Tips: Prevent Medical Identity Theft
Medical identity theft won't just harm your pocketbook, but could cost you your health. Unlike traditional identity theft, the consequences of medical identity go beyond the financial costs. They can impact your health due to inaccurate information being documented on medical records, potentially leading to future misdiagnosis and other complications.
Medical identity theft occurs when criminals steal health insurance identification or Social Security Numbers and use them to obtain healthcare services or reimbursement from insurers for fraudulent claims. According to the World Privacy Forum, as many as 250,000 to 500,000 consumers have been victims of medical identity theft as of mid-2006.
"Medical ID theft can be devastating for consumers," commented Doug Pollack, chief marketing officer for identity theft protection company ID Experts. "Checking for medical identity fraud must become a part of everyone's complete identity protection practices -- it's that prevalent."

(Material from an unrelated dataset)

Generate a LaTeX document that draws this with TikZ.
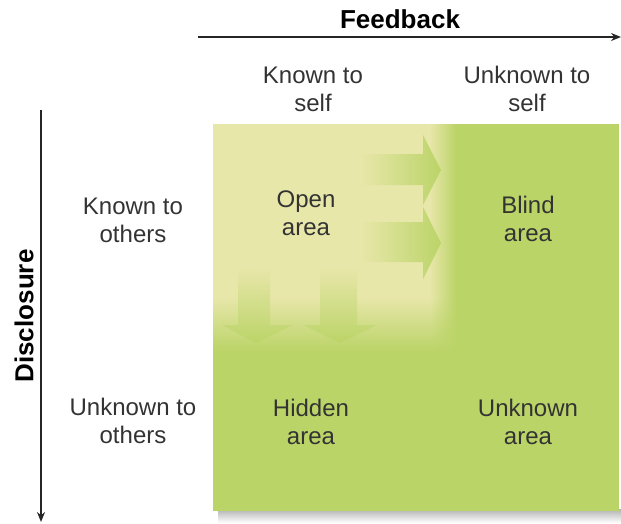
\documentclass[tikz,border=0pt]{standalone}
\usepackage{fontspec}
\setmainfont{Liberation Sans}
\usetikzlibrary{arrows.meta}
\definecolor{gr}{HTML}{BBD468}
\definecolor{lt}{HTML}{E8E7AA}
\definecolor{txt}{HTML}{333333}
\begin{document}
\begin{tikzpicture}[x=1pt,y=-1pt,
  lbl/.style={align=center,font=\fontsize{24}{28}\selectfont,text=txt,inner sep=0pt},
  axislbl/.style={font=\fontsize{26}{30}\selectfont\bfseries,text=black,inner sep=0pt},
  axisline/.style={line width=2pt,draw=black!85,-{Stealth[length=10pt,width=8pt]}},
  rarrow/.style={left color=lt,right color=gr,draw=none},
  darrow/.style={top color=lt,bottom color=gr,draw=none}]
\useasboundingbox (0,0) rectangle (621,523);
% shadow
\shade[top color=black!30,bottom color=white] (218,509) rectangle (621,523);
% window
\fill[gr] (213,124) rectangle (619,511);
% open area (light region)
\fill[lt] (213,124) rectangle (430,296);
\shade[left color=lt,right color=gr] (429.5,124) rectangle (456,296);
\foreach \k in {0,...,26}{
  \pgfmathsetmacro{\yy}{296+2*\k}
  \pgfmathsetmacro{\pp}{100-100*\k/27}
  \colorlet{bandc}{lt!\pp!gr}
  \fill[bandc] (213,\yy) rectangle (430.5,\yy+2.6);
  \shade[left color=bandc,right color=gr] (430,\yy) rectangle (456,\yy+2.6);
}
% arrows to the right
\shade[rarrow] (360,154) -- (423,154) -- (423,135) -- (441,170) -- (423,205) -- (423,185) -- (360,185) -- cycle;
\shade[rarrow] (360,222) -- (423,222) -- (423,207) -- (441,243) -- (423,279) -- (423,262) -- (360,262) -- cycle;
% arrows downward
\shade[darrow] (238,267) -- (238,325) -- (222,325) -- (256,343) -- (293,325) -- (270,325) -- (270,267) -- cycle;
\shade[darrow] (320,267) -- (320,325) -- (303,325) -- (340,343) -- (377,325) -- (357,325) -- (357,267) -- cycle;
% axes
\coordinate (fbs) at (198,37);
\coordinate (fbe) at (621,37);
\draw[axisline] (fbs) -- (fbe);
\coordinate (dss) at (41,110);
\coordinate (dse) at (41,522);
\draw[axisline] (dss) -- (dse);
\node[axislbl] (feedback) at (400,19) {Feedback};
\node[axislbl,rotate=90] (disclosure) at (24,316) {Disclosure};
% headers
\node[lbl] (ks) at (313,89) {Known to\\self};
\node[lbl] (us) at (527,89) {Unknown to\\self};
\node[lbl] (ko) at (133,220) {Known to\\others};
\node[lbl] (uo) at (133,421) {Unknown to\\others};
% cells
\node[lbl] (open) at (306,213) {Open\\area};
\node[lbl] (blind) at (528,219) {Blind\\area};
\node[lbl] (hidden) at (311,422) {Hidden\\area};
\node[lbl] (unknown) at (528,422) {Unknown\\area};
\end{tikzpicture}
\end{document}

ID Experts offers tips to protect healthcare information from being compromised by thieves.
1. Eliminate your Social Security number from your insurance records. If your insurance company, such as Medicare/Medicaid, still uses Social Security Numbers as insurance identification, don't carry your card in your wallet unless absolutely necessary. Instead carry a copy of your card (front and back) and black out the last four digits. Write the name/phone number of a personal contact on the card copy that could give the last 4 digits of your SSN to a medical provider in an emergency.
2. Get copies of your medical records, insurance claims and credit reports. Request copies of all records, claims and reports, in writing, to be sent to a secure location such as a locked mailbox or P.O. Box.
3. Review all medical records, claims and reports for unusual entries. Look for services never rendered to you or your dependents, inaccurate diagnoses, address changes, collections, and disclosures made to other agencies or health providers.
4. Dispute any misinformation with your insurance provider, health provider or credit bureaus for investigation and/or removal. Make all disputes in writing and provide copies of any claims that include misinformation.
5. Protect the paper trail. Use your shredder to destroy claims that are more than seven years old. Ask your insurance provider if you can receive online statements instead of paper.